Черт его знает, ты знаешь, мне кажется, что если сравнить отношение мое к американской популярной музыки, то я тоже не супер счастлив. Да, там естественно все на уровне, но опять же, потому что, наверное, экономически страна таких застоев в последнее время не испытывала, соответственно и в музыке они ушли дальше. Но они все равно уперлись в систему, по которой вскармливают, по которой взращивают и по которой продают. И эта система тоже называется эстрадой, и эта эстрада у меня не вызывает никаких приятных эмоций и ощущений. В любой стране вот эта эстрадная капсула имеет для нас с вами какие-то неприятные формы. Но есть музыкальные единицы, которые творят вопреки, которые становятся андеграундом, той почвой, на которой прорастает музыка. Мне кажется, что музыканты, которые испытывают неприязнь к поп-культуре, они за счет этого стимулируются и делают что-то кардинально другое.

Понимаешь?

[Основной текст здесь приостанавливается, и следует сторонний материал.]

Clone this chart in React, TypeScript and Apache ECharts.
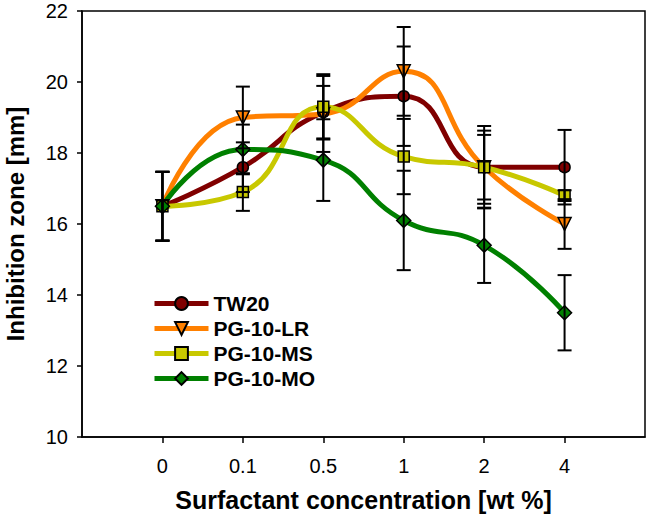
import { useEffect, useRef } from 'react';
import * as echarts from 'echarts';

// concentration categories (wt %)
const categories = ['0', '0.1', '0.5', '1', '2', '4'];
const seriesNames = ['TW20', 'PG-10-LR', 'PG-10-MS', 'PG-10-MO'];

// inhibition zone means [mm]
const tw20 = [16.5, 17.6, 19.15, 19.6, 17.6, 17.6];
const pgLR = [16.5, 19.0, 19.1, 20.3, 17.6, 16.0];
const pgMS = [16.5, 16.9, 19.3, 17.9, 17.6, 16.8];
const pgMO = [16.5, 18.1, 17.8, 16.1, 15.4, 13.5];

// error bar half-widths
const tw20Err = [0.97, 0.7, 0.74, 1.4, 1.03, 1.05];
const pgLRErr = [0.97, 0.87, 1.07, 1.25, 1.16, 0.7];
const pgMSErr = [0.97, 0.53, 0.92, 1.06, 0.91, 0.15];
const pgMOErr = [0.97, 0.7, 1.15, 1.4, 1.06, 1.06];

const yMin = 10;
const yMax = 22;
const yStep = 2;

const colors = ['#800000', '#ff8000', '#c8c800', '#008000'];
const symbols = ['circle', 'triangle', 'rect', 'diamond'];
const FONT = '"Liberation Sans", Arial, sans-serif';

function App() {
  const chartRef = useRef<HTMLDivElement>(null);

  useEffect(() => {
    if (!chartRef.current) return;
    const chart = echarts.init(chartRef.current, null, { renderer: 'svg' });

    // axis gets an empty slot on each side
    const axisCats = ['', ...categories, ' '];
    const means = [tw20, pgLR, pgMS, pgMO];
    const errs = [tw20Err, pgLRErr, pgMSErr, pgMOErr];

    const lineSeries = seriesNames.map((name, s) => ({
      name,
      type: 'line',
      smooth: true,
      data: means[s].map((v, i) => [i + 1, v]),
      symbol: symbols[s],
      symbolSize: s === 3 ? 14 : s === 1 ? 13 : 11,
      symbolRotate: s === 1 ? 180 : 0,
      lineStyle: { color: colors[s], width: 5 },
      itemStyle: { color: colors[s], borderColor: '#000', borderWidth: 1.5 },
      z: 2,
    }));

    const errData: number[][] = [];
    means.forEach((arr, s) => {
      arr.forEach((v, i) => {
        errData.push([i + 1, v - errs[s][i], v + errs[s][i]]);
      });
    });

    const errSeries = {
      type: 'custom',
      z: 3,
      data: errData,
      encode: { x: 0, y: [1, 2] },
      renderItem: (_params: any, api: any) => {
        const x = api.value(0);
        const lo = api.coord([x, api.value(1)]);
        const hi = api.coord([x, api.value(2)]);
        const half = 7;
        const style = { stroke: '#000', lineWidth: 2 };
        return {
          type: 'group',
          children: [
            { type: 'line', shape: { x1: lo[0], y1: lo[1], x2: hi[0], y2: hi[1] }, style },
            { type: 'line', shape: { x1: lo[0] - half, y1: lo[1], x2: lo[0] + half, y2: lo[1] }, style },
            { type: 'line', shape: { x1: hi[0] - half, y1: hi[1], x2: hi[0] + half, y2: hi[1] }, style },
          ],
        };
      },
    };

    chart.setOption({
      animation: false,
      backgroundColor: '#fff',
      textStyle: { fontFamily: FONT },
      grid: {
        left: 82,
        right: 1,
        top: 11,
        bottom: 84,
        outerBoundsMode: 'none',
        show: true,
        borderColor: '#000',
        borderWidth: 1.5,
      },
      legend: {
        orient: 'vertical',
        left: 147,
        top: 288,
        itemWidth: 54,
        itemHeight: 16,
        itemGap: 4,
        data: seriesNames,
        lineStyle: { width: 5 },
        textStyle: { fontFamily: FONT, fontSize: 21, fontWeight: 'bold', color: '#000' },
      },
      xAxis: {
        type: 'category',
        data: axisCats,
        boundaryGap: false,
        name: 'Surfactant concentration [wt %]',
        nameLocation: 'middle',
        nameGap: 50,
        nameTextStyle: { fontFamily: FONT, fontSize: 25, fontWeight: 'bold', color: '#000' },
        axisLine: { lineStyle: { color: '#000', width: 1.5 } },
        axisTick: {
          show: true,
          length: 6,
          interval: (index: number) => index > 0 && index < axisCats.length - 1,
          lineStyle: { color: '#000', width: 1.5 },
        },
        axisLabel: { interval: 0, margin: 19, fontFamily: FONT, fontSize: 20, color: '#000' },
        splitLine: { show: false },
      },
      yAxis: {
        type: 'value',
        min: yMin,
        max: yMax,
        interval: yStep,
        name: 'Inhibition zone [mm]',
        nameLocation: 'middle',
        nameGap: 55,
        nameTextStyle: { fontFamily: FONT, fontSize: 24, fontWeight: 'bold', color: '#000' },
        axisLine: { show: true, lineStyle: { color: '#000', width: 1.5 } },
        axisTick: { show: true, length: 5, lineStyle: { color: '#000', width: 1.5 } },
        axisLabel: { margin: 14, fontFamily: FONT, fontSize: 20, color: '#000' },
        splitLine: { show: false },
      },
      series: [...lineSeries, errSeries],
    });

    return () => {
      chart.dispose();
    };
  }, []);

  return (
    <div
      ref={chartRef}
      style={{ position: 'fixed', left: 0, top: 0, width: 646, height: 521 }}
    />
  );
}

export default App;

Я не знаю, как объяснить, я сейчас вместе с тобой размышляю.

— Нет, я понимаю. А пройдет 20 лет, изменится что-то или мы все время так и будем?

— Я думаю, не изменится. Это организм, кому-то нравится простое, кому-то сложное. Я, честно говоря, слабо себе представляю, чтобы все поголовно ходили и слушали какие-то инди-треки: что бабушки в деревнях, что бизнесмены в мега-полисах. Просто потому что не каждый этого хочет. Вот мы хотим глобальных изменений для всей страны. Они-то есть, просто… не знаю, иногда нам хочется просто повозмущаться.

— Ты-то лично доволен тем, где ты находишься в жизни и в творческом плане?

— Нет. Я не люблю занимать зону комфорта. Надо всегда сидеть на неудобном месте, но очень уверенно.

— Сейчас такая ситуация?

— Конечно.

— И скажи мне, ты стесняешься?

— Конечно! Бесконечно, иначе бы песни не было!